The touching motor lead to pickup makes it run away, ok , and mine does that -- except once put on the track again the decoder works fine, it's not burned out. It's an impossible flaw. I don't think even anybody on this forum could find what's wrong and fix it.
Umm... don't think you can read that way, unless you have a peak reading meter, as opposed to an averaging....
There's nothing wrong with what Martin said, it's what Digitrax recommends. (btw, ignore any negative signs on the results and just add them as if they were two positive numbers. Or else keep the negative probe on ground for both measurements.) This apparently works because 'ground' is always the negative side of the circuit compared to the rail, which for the record is not at all anything like the relationship of hot to ground in your AC house wiring. If you have a true RMS meter then you can get an accurate AC voltage reading rail to rail without going through those steps. ( What this won't do is tell you if there is an imbalance due to a DC signal on the track, e.g. address 0.) It's true that a cheaper meter that is only properly designed to read a sine wave will give an inaccurate reading. One thing that is inconvenient about the method that Martin described is that it is not very good for measuring the voltage accurately somewhere out on the layout where you don't have easy access to the boosters ground terminal.

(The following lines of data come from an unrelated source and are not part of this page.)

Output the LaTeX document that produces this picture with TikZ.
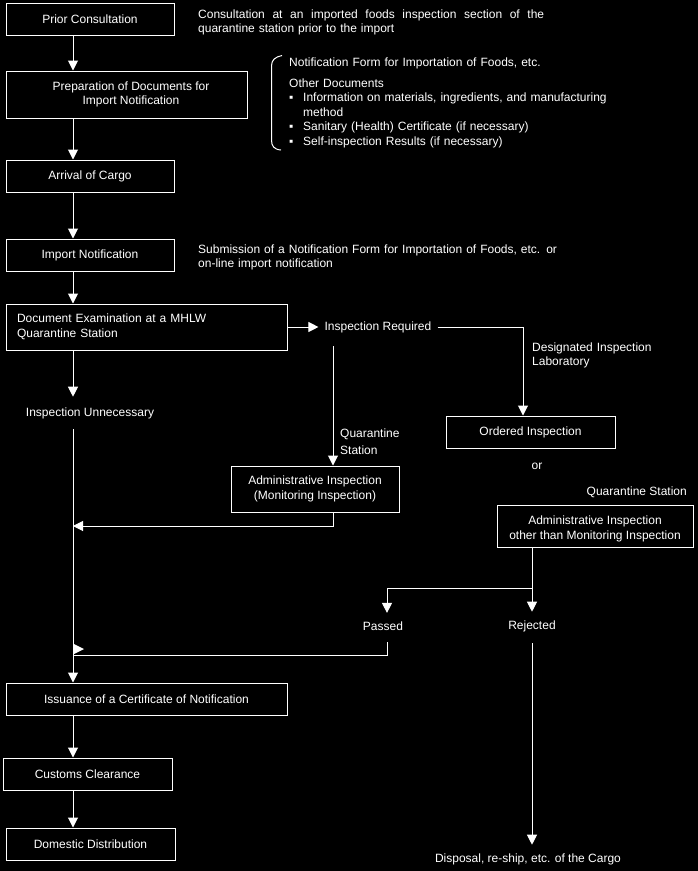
\documentclass[tikz,border=0pt]{standalone}
\usepackage{fontspec}
\setmainfont{Liberation Sans}
\usetikzlibrary{arrows.meta}
\begin{document}
\begin{tikzpicture}[x=1pt,y=-1pt,
  every node/.style={text=white,font=\fontsize{12pt}{14.5pt}\selectfont},
  stepbox/.style={draw=white,line width=1pt,inner sep=0pt,align=center},
  lbl/.style={inner sep=0pt},
  conn/.style={draw=white,line width=1pt},
  arr/.style={conn,-{Triangle[width=10pt,length=10pt]}},
]
\useasboundingbox (0,0) rectangle (698,871);
\fill[black] (0,0) rectangle (698,871);

% boxes
\node[stepbox,minimum width=168pt,minimum height=32pt] (prior) at (90,19) {Prior Consultation};
\node[stepbox,minimum width=241pt,minimum height=47pt] (prep) at (126.5,94.5) {\hspace*{9pt}Preparation of Documents for\\\hspace*{9pt}Import Notification};
\node[stepbox,minimum width=168pt,minimum height=32pt] (arrival) at (90,176) {Arrival of Cargo};
\node[stepbox,minimum width=168pt,minimum height=32pt] (importn) at (90,255) {Import Notification};
\node[stepbox,minimum width=281pt,minimum height=46pt,text width=259pt,align=left,inner xsep=11pt] (docex) at (146.5,327) {Document Examination at a MHLW\\Quarantine Station};
\node[stepbox,minimum width=168pt,minimum height=46pt] (adminmon) at (315,489) {Administrative Inspection\\(Monitoring Inspection)};
\node[stepbox,minimum width=169pt,minimum height=32pt] (ordered) at (530.5,432) {Ordered Inspection};
\node[stepbox,minimum width=196pt,minimum height=42pt] (adminoth) at (595,526) {\rule{0pt}{14pt}Administrative Inspection\\other than Monitoring Inspection};
\node[stepbox,minimum width=281pt,minimum height=32pt] (issue) at (146.5,699) {Issuance of a Certificate of Notification};
\node[stepbox,minimum width=169pt,minimum height=32pt] (customs) at (87.5,774) {Customs Clearance};
\node[stepbox,minimum width=169pt,minimum height=32pt] (domestic) at (90.5,844) {Domestic Distribution};

% state texts
\node[lbl,inner xsep=6pt,inner ysep=13.5pt] (req) at (378,327) {Inspection Required};
\node[lbl,inner ysep=10.5pt] (unnec) at (90,413) {Inspection Unnecessary};
\node[lbl,inner ysep=8.5pt] (passed) at (383,626) {Passed};
\node[lbl,inner ysep=8.5pt] (rej) at (532,626) {Rejected};
\node[lbl,inner ysep=8.5pt] (disp) at (528,859) {Disposal, re-ship, etc. of the Cargo};

% side texts
\node[lbl,anchor=base west,text width=346pt,align=left] (consult) at (198,18) {\makebox[346pt][l]{Consultation\hfill at\hfill an\hfill imported\hfill foods\hfill inspection\hfill section\hfill of\hfill the}\\quarantine station prior to the import};
\node[lbl,anchor=base west,text width=400pt,align=left] (submit) at (198,253) {Submission of a Notification Form for Importation of Foods, etc. or\\on-line import notification};
\node[lbl,anchor=base west,text width=380pt,align=left] (docs) at (289,66) {Notification Form for Importation of Foods, etc.\\[6.5pt]
Other Documents\\
\makebox[14pt][l]{▪}Information on materials, ingredients, and manufacturing\\
\hspace*{14pt}method\\
\makebox[14pt][l]{▪}Sanitary (Health) Certificate (if necessary)\\
\makebox[14pt][l]{▪}Self-inspection Results (if necessary)};
\node[lbl,anchor=base west,text width=100pt,align=left,font=\fontsize{12pt}{17.4pt}\selectfont] (qs1) at (340,437.5) {Quarantine\\Station};
\node[lbl,anchor=base west,text width=140pt,align=left] (dil) at (532,351) {Designated Inspection\\Laboratory};
\node[lbl,anchor=base] (or) at (537,469) {or};
\node[lbl,anchor=base east] (qs2) at (687,495) {Quarantine Station};

% coordinates
\coordinate (ax) at (73,0);
\coordinate (qx) at (333,0);
\coordinate (dx) at (523,0);
\coordinate (rx) at (532,0);
\coordinate (px) at (387,0);
\coordinate (br) at (532,588);
\coordinate (j1) at (73,526);
\coordinate (j2) at (73,655);
\coordinate (ps) at ([yshift=-3pt]passed.south);
\coordinate (rs) at ([yshift=-3pt]rej.south);

% connectors
\draw[arr] (prior.south -| ax) -- (prep.north -| ax);
\draw[arr] (prep.south -| ax) -- (arrival.north -| ax);
\draw[arr] (arrival.south -| ax) -- (importn.north -| ax);
\draw[arr] (importn.south -| ax) -- (docex.north -| ax);
\draw[arr] (docex.south -| ax) -- (unnec.north -| ax);
\draw[arr] (unnec.south -| ax) -- (issue.north -| ax);
\draw[arr] (issue.south -| ax) -- (customs.north -| ax);
\draw[arr] (customs.south -| ax) -- (domestic.north -| ax);
\draw[arr] (docex.east |- req.west) -- (req.west);
\draw[arr] (req.east) -| (ordered.north -| dx);
\draw[arr] (req.south -| qx) -- (adminmon.north -| qx);
\draw[arr] (adminmon.south -| qx) |- (j1);
\draw[arr] (adminoth.south -| rx) -- (rej.north);
\draw[arr] (br) -| (passed.north -| px);
\draw[conn] (ps -| px) |- (j2);
\fill[white] (74,644) -- (74,654) -- (84,649) -- cycle;
\draw[arr] (rs) -- (disp.north -| rx);

% brace
\draw[conn] (282,55.5) .. controls (275,57) and (271.5,60) .. (271.5,66) -- (271.5,140) .. controls (271.5,146) and (274,149.5) .. (281,150);
\end{tikzpicture}
\end{document}
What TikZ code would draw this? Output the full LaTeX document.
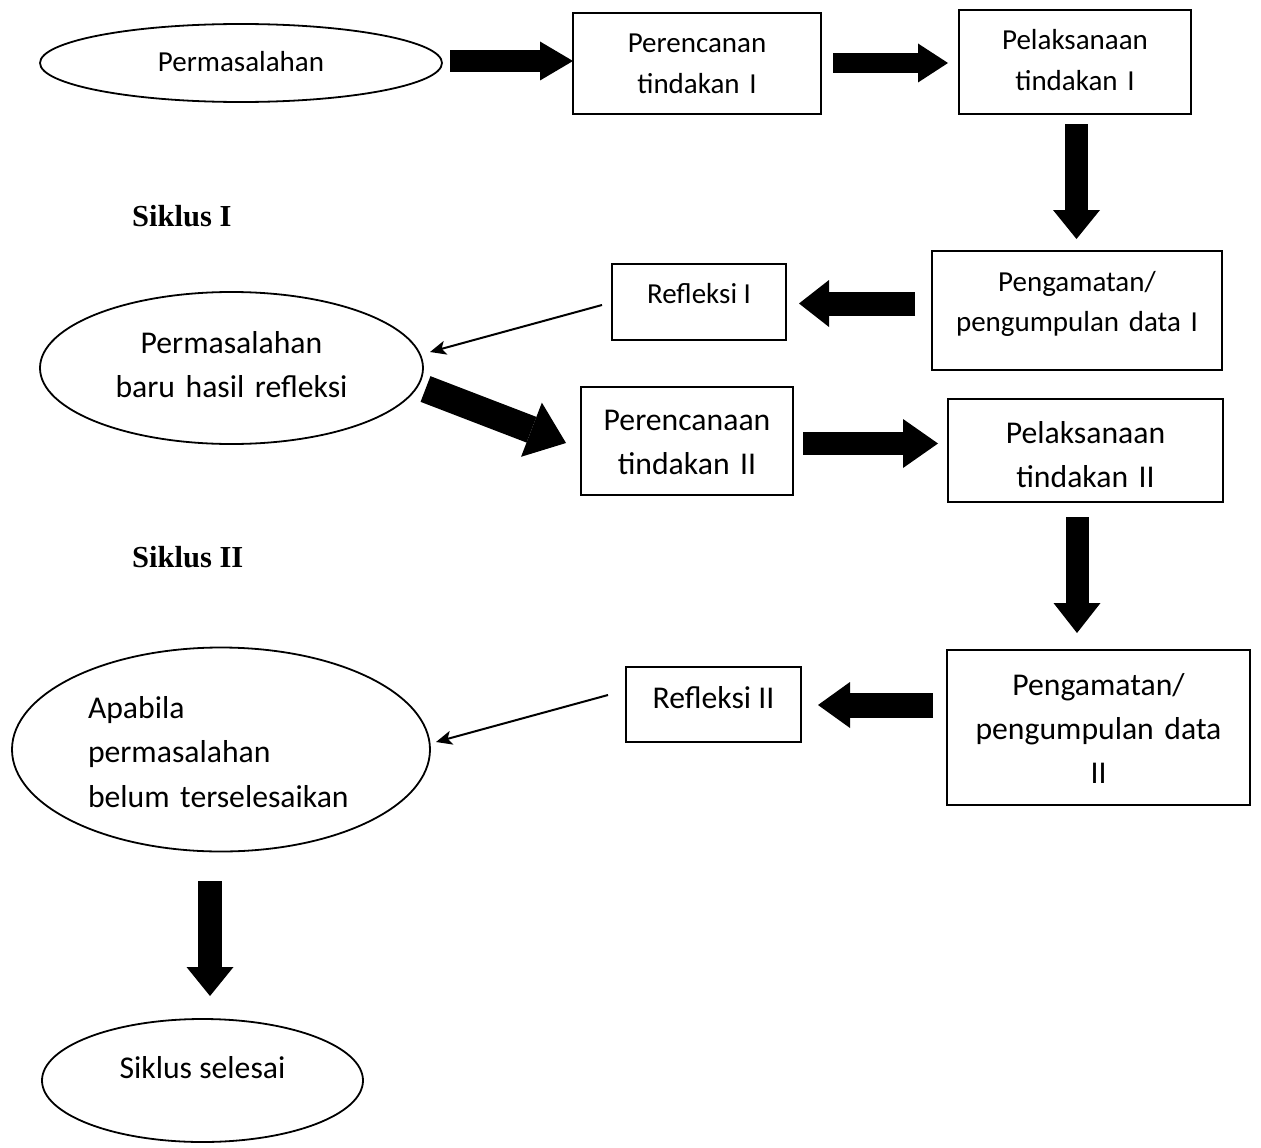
\documentclass[tikz,border=0pt]{standalone}
\usepackage{fontspec}
\setmainfont{Carlito}
\newfontfamily\serifbold{Liberation Serif}
\usetikzlibrary{arrows.meta,shapes.geometric}
\newcommand\fsA{\fontsize{29}{40}\selectfont}
\newcommand\fsC{\fontsize{31.7}{44}\selectfont}
\begin{document}
\begin{tikzpicture}[x=1pt,y=-1pt,
  box/.style={draw, line width=1.8pt, rectangle, inner sep=0pt, align=center},
  ell/.style={draw, line width=1.8pt, ellipse, inner sep=0pt, align=center},
  blk/.style n args={3}{line width=#1, -{Triangle[length=#2, width=#3, line width=0pt]}},
  thinarr/.style={line width=2pt, -{Stealth[length=16pt, width=14pt, inset=4pt]}},
  lbl/.style={font=\serifbold\bfseries\fontsize{30.5}{36}\selectfont, anchor=base west, inner sep=0pt}
]
\path[fill=white] (0,0) rectangle (1261,1148);
\useasboundingbox (0,0) rectangle (1261,1148);

% row 1
\node[ell, minimum width=402pt, minimum height=78pt, font=\fsA, text height=18pt, text depth=0pt] (e1) at (241,63) {Permasalahan};
\node[box, minimum width=248pt, minimum height=101pt, font=\fsA, text width=240pt, text height=0pt, text depth=21pt] (p1) at (697,63.5) {Perencanan\\tindakan I};
\node[box, minimum width=232pt, minimum height=104pt, font=\fsA, text width=224pt, text height=0pt, text depth=24pt] (l1) at (1075,62) {Pelaksanaan\\tindakan I};

\node[lbl] (s1) at (132,226) {Siklus I};

% row 2
\node[box, minimum width=290pt, minimum height=119pt, font=\fsA, text width=282pt, text height=0pt, text depth=39pt] (g1) at (1077,310.5) {Pengamatan/\\pengumpulan data I};
\node[box, minimum width=174pt, minimum height=76pt, font=\fsA, text height=2pt, text depth=0pt] (r1) at (699,302) {Refleksi I};
\node[ell, minimum width=383pt, minimum height=152pt, font=\fsC, text width=240pt, text height=0pt, text depth=30pt] (e2) at (231.5,368) {Permasalahan\\baru hasil refleksi};

% row 3
\node[box, minimum width=212pt, minimum height=108pt, font=\fsC, text width=204pt, text height=0pt, text depth=22pt] (p2) at (687,441) {Perencanaan\\tindakan II};
\node[box, minimum width=275pt, minimum height=103pt, font=\fsC, text width=265pt, text height=0pt, text depth=15pt] (l2) at (1085.5,450.5) {Pelaksanaan\\tindakan II};

\node[lbl] (s2) at (132,567) {Siklus II};

% row 4
\node[box, minimum width=303pt, minimum height=155pt, font=\fsC, text width=293pt, text height=0pt, text depth=65pt] (g2) at (1098.5,727.5) {Pengamatan/\\pengumpulan data\\II};
\node[box, minimum width=175pt, minimum height=75pt, font=\fsC, text height=7pt, text depth=0pt] (r2) at (713.5,704.5) {Refleksi II};
\node[ell, minimum width=418pt, minimum height=204pt, font=\fontsize{31.7}{44.5}\selectfont, text width=266pt, align=left, text height=0pt, text depth=63pt] (e3) at (221,749.5) {Apabila\\permasalahan\\belum terselesaikan};
\node[ell, minimum width=321pt, minimum height=123pt, font=\fsC, text height=0pt, text depth=5pt] (e4) at (202.5,1080.5) {Siklus selesai};

% block arrow end points
\coordinate (a1s) at (450,61);   \coordinate (a1e) at (573,61);
\coordinate (a2s) at (833,63);   \coordinate (a2e) at (948,63);
\coordinate (d1s) at (1076.5,124); \coordinate (d1e) at (1076.5,239);
\coordinate (b1s) at (915,303.5); \coordinate (b1e) at (799,303.5);
\coordinate (q1s) at (425.5,389); \coordinate (q1e) at (566,443);
\coordinate (a3s) at (803,443.5); \coordinate (a3e) at (938,443.5);
\coordinate (d2s) at (1077,517);  \coordinate (d2e) at (1077,633);
\coordinate (b2s) at (933,705);   \coordinate (b2e) at (818,705);
\coordinate (d3s) at (210,881);   \coordinate (d3e) at (210,996);
% thin arrow end points
\coordinate (t1s) at (602,305);   \coordinate (t1e) at (430,352);
\coordinate (t2s) at (608,695);   \coordinate (t2e) at (436,742);

\draw[blk={22pt}{33pt}{39pt}] (a1s) -- (a1e);
\draw[blk={20pt}{30pt}{39pt}] (a2s) -- (a2e);
\draw[blk={23pt}{29pt}{47pt}] (d1s) -- (d1e);
\draw[blk={24pt}{30pt}{47pt}] (b1s) -- (b1e);
\draw[blk={27.5pt}{37pt}{58pt}] (q1s) -- (q1e);
\draw[blk={23pt}{35pt}{49pt}] (a3s) -- (a3e);
\draw[blk={23pt}{30pt}{47pt}] (d2s) -- (d2e);
\draw[blk={25pt}{32pt}{46pt}] (b2s) -- (b2e);
\draw[blk={24pt}{29pt}{47pt}] (d3s) -- (d3e);

\draw[thinarr] (t1s) -- (t1e);
\draw[thinarr] (t2s) -- (t2e);
\end{tikzpicture}
\end{document}
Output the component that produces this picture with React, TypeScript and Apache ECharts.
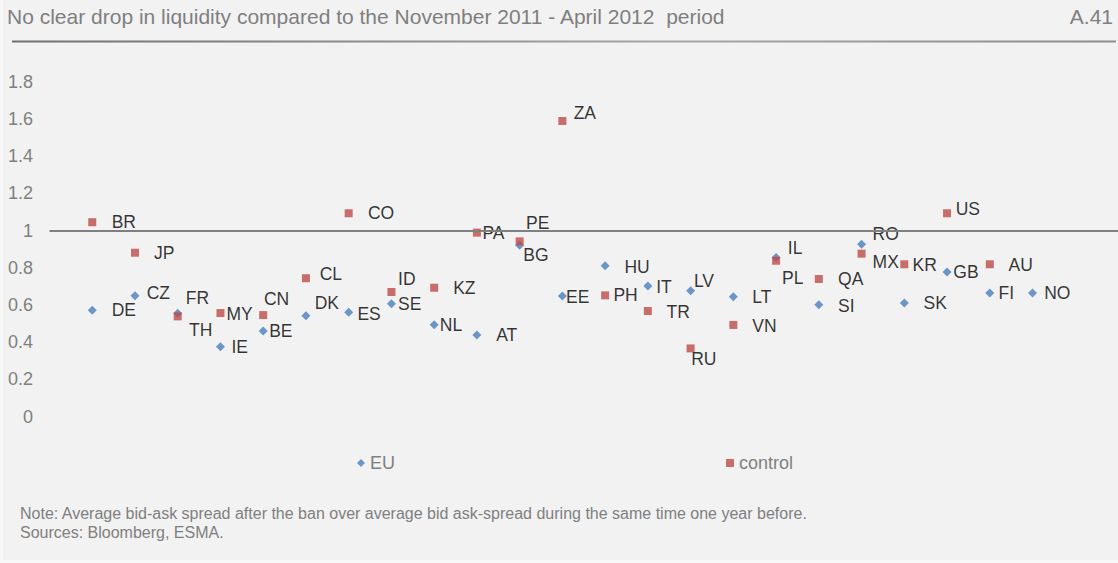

I thought that OldEastRR was measuring the DCC voltage across the track using his meter's AC setting. AC range on the mulltimeter has no polarity - there should never be a minus sign displayed.
I have a Fluke, a RRampmeter, and a couple of $2 Harbor Freight meters. They all read within a half a volt of each other using the AC scale. None of them is anywhere near 22VAC.
Reread the thread and note whose post I was referring to. Measuring both rails to ground with a DC meter is what Digitrax recommends. They don't say anything about the polarity of the probes though, so I was pointing out that one should ignore that. Looking into this made me realize that I don't really understand how a DCC power source is switched with reference to 'ground'. For that matter, I'm not entirely sure if Digitrax recommedation applies to other brand systems.